The 12-foot-long strip of concrete running through a new park in Shanghai is one clear remnant of the land’s previous and radically different life. Originally laid in 1948, this line of concrete was once part of a long, flat runway for the city’s Longhua Airport. After it closed in 2011 and a district-scale urban redevelopment project began rising along its edges, the concrete runway went from being a crucial piece of transportation infrastructure to a vast and seemingly useless relic.
What’s risen in its place over the past decade is a new central park for the emerging urban district along the Huangpu River. Designed by the landscape architecture and planning firm Sasaki, Xuhui Runway Park has replaced the airport’s footprint while keeping its history alive. “We intentionally preserved this row of concrete,” says Dou Zhang, director of Sasaki’s Shanghai office, “to remember the past but also reuse the old material.”
This is one of the latest examples of outdated transportation infrastructure being reborn into lively public spaces. New York’s High Line and Chicago’s 606 transformed disused rail lines into city changing parks, and cities like Seoul, South Korea, have taken old freeway overpasses and turned them into unexpected pedestrian corridors. When Shanghai’s former airport closed, it became a big blank slate ready for reinvention.
The park, like the runway before it, is long and linear, something Sasaki chose to celebrate rather than hide. Zhang says the site before construction was “relentless” in its size and straightness. “When we were structuring our park and the spatial design, we tried to emphasize that linear feeling,” she says. Walking paths cut straight down the 36-acre site, and a series of waterways, constructed wetlands, and rain gardens also form stripes through the space. The preserved width of runway and chunks of the original concrete that was torn up during construction make up walking routes from end to end.
The site’s flatness also had to be reckoned with. “That is an opportunity, and it’s also a constraint because there’s very little land form and topography,” says Mark Dawson, a principal at Sasaki and coleader of the project with Zhang. “That has to be interpreted in a way that you can scale it down to a human level, where you and I can occupy the space and not be overwhelmed by the scale of airports.”
The design breaks up the flatness by integrating subtle changes in topography, with sunken spaces that form garden areas and an entrance to a new subway line constructed beneath part of the site, as well as slightly angled walkways that are meant to evoke the takeoff and landing of a plane. Cafe buildings are scattered throughout the park, as are playgrounds and sports fields.
Water features are a prominent element of the park, which integrates an existing canal system but also creates a series of rain gardens and constructed wetlands, which filter runoff from the street before it enters waterways that connect to the nearby river. Zhang says much of this natural filtration is made possible by the park’s use of 100% native plants, which she says, is rare in Shanghai. “You see the same thing everywhere. It becomes an easy palette for people to use because [non-native plants] are largely available in the industry. But their ecological value is limited,” she says.

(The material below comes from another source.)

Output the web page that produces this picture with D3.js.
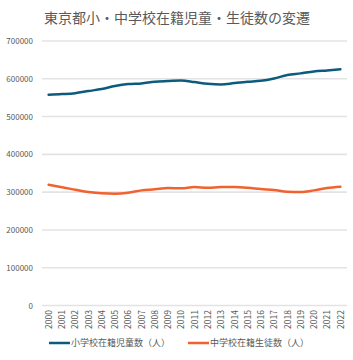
<!DOCTYPE html>
<html>
<head>
<meta charset="utf-8">
<script src="https://cdn.jsdelivr.net/npm/d3@7"></script>
<style>
  body { margin: 0; background: #fff; }
  text { font-family: "Noto Sans CJK JP", "Liberation Sans", sans-serif; }
</style>
</head>
<body>
<script>
var years = ["2000","2001","2002","2003","2004","2005","2006","2007","2008","2009","2010",
             "2011","2012","2013","2014","2015","2016","2017","2018","2019","2020","2021","2022"];
var elementary = [557700, 559500, 562000, 567500, 572800, 580700, 586000, 587800, 592000, 594000, 595700,
                  591300, 586800, 585000, 588600, 592000, 594700, 601000, 609800, 614300, 619500, 622200, 625000];
var juniorHigh = [319600, 312700, 306400, 300300, 296800, 295800, 298400, 304700, 307400, 310800, 310000,
                  313500, 311700, 313500, 313500, 311700, 308200, 305600, 301000, 300300, 304700, 310800, 314300];
var yTicks = [0, 100000, 200000, 300000, 400000, 500000, 600000, 700000];
var seriesNames = ["小学校在籍児童数（人）", "中学校在籍生徒数（人）"];
var seriesColors = ["#0d5b7c", "#f0622f"];

var W = 353, H = 360;
var margin = {left: 42, right: 6, top: 41, bottom: 55};

var svg = d3.select("body").append("svg")
    .attr("width", W).attr("height", H);

svg.append("text")
    .attr("x", 177).attr("y", 23)
    .attr("text-anchor", "middle")
    .attr("font-size", 14)
    .attr("fill", "#595959")
    .text("東京都小・中学校在籍児童・生徒数の変遷");

var x = d3.scalePoint().domain(years).range([margin.left, W - margin.right]).padding(0.5);
var y = d3.scaleLinear().domain([0, 700000]).range([305.5, margin.top]);

// gridlines
svg.append("g").selectAll("line").data(yTicks).enter().append("line")
    .attr("x1", margin.left).attr("x2", W - margin.right)
    .attr("y1", function(d){ return y(d); })
    .attr("y2", function(d){ return y(d); })
    .attr("stroke", "#e3e3e3")
    .attr("stroke-width", 1.6);

// y axis labels
var yAxis = d3.axisLeft(y).tickValues(yTicks).tickSize(0).tickPadding(9).tickFormat(d3.format("d"));
var yg = svg.append("g").attr("transform", "translate(" + margin.left + ",0)").call(yAxis);
yg.select(".domain").remove();
yg.selectAll("text").attr("font-size", 8).attr("fill", "#595959")
    .attr("font-family", "Liberation Sans, sans-serif");

// x axis labels
var xAxis = d3.axisBottom(x).tickSize(0).tickPadding(0);
var xg = svg.append("g").attr("transform", "translate(0,310)").call(xAxis);
xg.select(".domain").remove();
xg.selectAll("text")
    .attr("font-size", 8.5).attr("fill", "#595959")
    .attr("font-family", "Liberation Sans, sans-serif")
    .attr("text-anchor", "end")
    .attr("y", 0)
    .attr("dy", "0.32em")
    .attr("transform", "rotate(-90)");

var line = d3.line()
    .x(function(d, i){ return x(years[i]); })
    .y(function(d){ return y(d); })
    .curve(d3.curveMonotoneX);

[elementary, juniorHigh].forEach(function(s, k){
    svg.append("path").datum(s)
        .attr("d", line)
        .attr("fill", "none")
        .attr("stroke", seriesColors[k])
        .attr("stroke-width", 2.5)
        .attr("stroke-linecap", "round");
});

// legend
var legendX = [49, 188];
seriesNames.forEach(function(name, k){
    var g = svg.append("g").attr("transform", "translate(" + legendX[k] + ",343)");
    g.append("line").attr("x1", 0).attr("x2", 21).attr("y1", 0).attr("y2", 0)
        .attr("stroke", seriesColors[k]).attr("stroke-width", 2.5);
    g.append("text").attr("x", 22).attr("y", 0).attr("dy", "0.35em")
        .attr("font-size", 9).attr("fill", "#595959").text(name);
});
</script>
</body>
</html>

As urban regeneration continues in the surrounding district, the role of stormwater cleaning is likely to become even more important. High-rises and towers are now being built on both sides of the runway park, creating more residences, offices, and commercial uses in the area.
That’s also creating a built-in user base for the park itself. Since it opened late last year, the park has established itself as a valued public space. Playground equipment in some parts of the park has already had to be replaced due to overuse.
“I’ve just been overwhelmed by how the community has embraced this very linear park and open space as being their front yard,” says Dawson.
The park and the growing neighborhood around it are already interweaving. Compared to what it was like to stand on the closed runway before the park was built, Zhang says, the park has become more human-scaled. “A person felt very small,” she says. “But now a lot of buildings are up, the streets are up. The feeling is different.”